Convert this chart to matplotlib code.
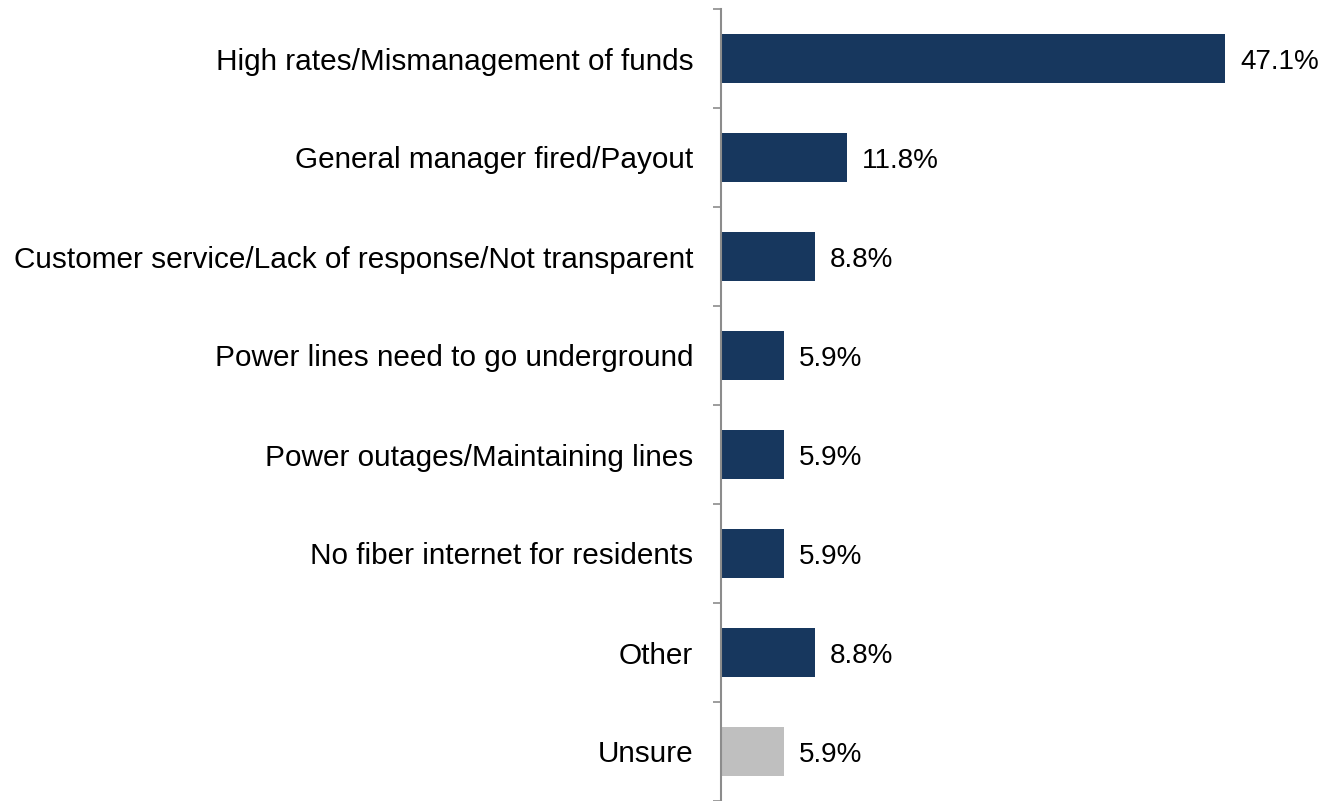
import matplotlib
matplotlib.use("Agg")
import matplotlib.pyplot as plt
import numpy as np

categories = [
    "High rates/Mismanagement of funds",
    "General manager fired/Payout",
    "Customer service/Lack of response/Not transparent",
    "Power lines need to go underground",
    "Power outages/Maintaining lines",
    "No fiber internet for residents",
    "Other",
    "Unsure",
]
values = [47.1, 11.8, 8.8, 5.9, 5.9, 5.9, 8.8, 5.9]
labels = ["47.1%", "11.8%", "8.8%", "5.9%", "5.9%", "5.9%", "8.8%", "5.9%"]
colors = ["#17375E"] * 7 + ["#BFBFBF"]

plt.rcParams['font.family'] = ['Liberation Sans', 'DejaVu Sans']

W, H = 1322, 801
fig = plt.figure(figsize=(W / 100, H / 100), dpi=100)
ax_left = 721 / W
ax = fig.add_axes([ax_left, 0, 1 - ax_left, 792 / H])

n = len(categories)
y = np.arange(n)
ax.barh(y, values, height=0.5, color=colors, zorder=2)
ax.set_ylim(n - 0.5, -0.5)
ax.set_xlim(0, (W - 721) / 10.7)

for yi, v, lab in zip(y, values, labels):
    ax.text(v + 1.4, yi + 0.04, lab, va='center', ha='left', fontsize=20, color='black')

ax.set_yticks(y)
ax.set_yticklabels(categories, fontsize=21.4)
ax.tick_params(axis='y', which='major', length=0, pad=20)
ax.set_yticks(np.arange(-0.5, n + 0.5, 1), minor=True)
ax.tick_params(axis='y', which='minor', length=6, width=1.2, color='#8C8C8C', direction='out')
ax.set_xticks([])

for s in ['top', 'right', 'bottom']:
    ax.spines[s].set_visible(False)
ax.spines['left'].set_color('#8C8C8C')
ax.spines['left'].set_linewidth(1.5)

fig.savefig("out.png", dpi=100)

....

WHAT NEEDS TO BE DONE:
Copy out each line exactly, without the pictures.

RESULT:
Convert this chart to matplotlib code.
import matplotlib
matplotlib.use("Agg")
import matplotlib.pyplot as plt
import numpy as np

categories = [
    "High rates/Mismanagement of funds",
    "General manager fired/Payout",
    "Customer service/Lack of response/Not transparent",
    "Power lines need to go underground",
    "Power outages/Maintaining lines",
    "No fiber internet for residents",
    "Other",
    "Unsure",
]
values = [47.1, 11.8, 8.8, 5.9, 5.9, 5.9, 8.8, 5.9]
labels = ["47.1%", "11.8%", "8.8%", "5.9%", "5.9%", "5.9%", "8.8%", "5.9%"]
colors = ["#17375E"] * 7 + ["#BFBFBF"]

plt.rcParams['font.family'] = ['Liberation Sans', 'DejaVu Sans']

W, H = 1322, 801
fig = plt.figure(figsize=(W / 100, H / 100), dpi=100)
ax_left = 721 / W
ax = fig.add_axes([ax_left, 0, 1 - ax_left, 792 / H])

n = len(categories)
y = np.arange(n)
ax.barh(y, values, height=0.5, color=colors, zorder=2)
ax.set_ylim(n - 0.5, -0.5)
ax.set_xlim(0, (W - 721) / 10.7)

for yi, v, lab in zip(y, values, labels):
    ax.text(v + 1.4, yi + 0.04, lab, va='center', ha='left', fontsize=20, color='black')

ax.set_yticks(y)
ax.set_yticklabels(categories, fontsize=21.4)
ax.tick_params(axis='y', which='major', length=0, pad=20)
ax.set_yticks(np.arange(-0.5, n + 0.5, 1), minor=True)
ax.tick_params(axis='y', which='minor', length=6, width=1.2, color='#8C8C8C', direction='out')
ax.set_xticks([])

for s in ['top', 'right', 'bottom']:
    ax.spines[s].set_visible(False)
ax.spines['left'].set_color('#8C8C8C')
ax.spines['left'].set_linewidth(1.5)

fig.savefig("out.png", dpi=100)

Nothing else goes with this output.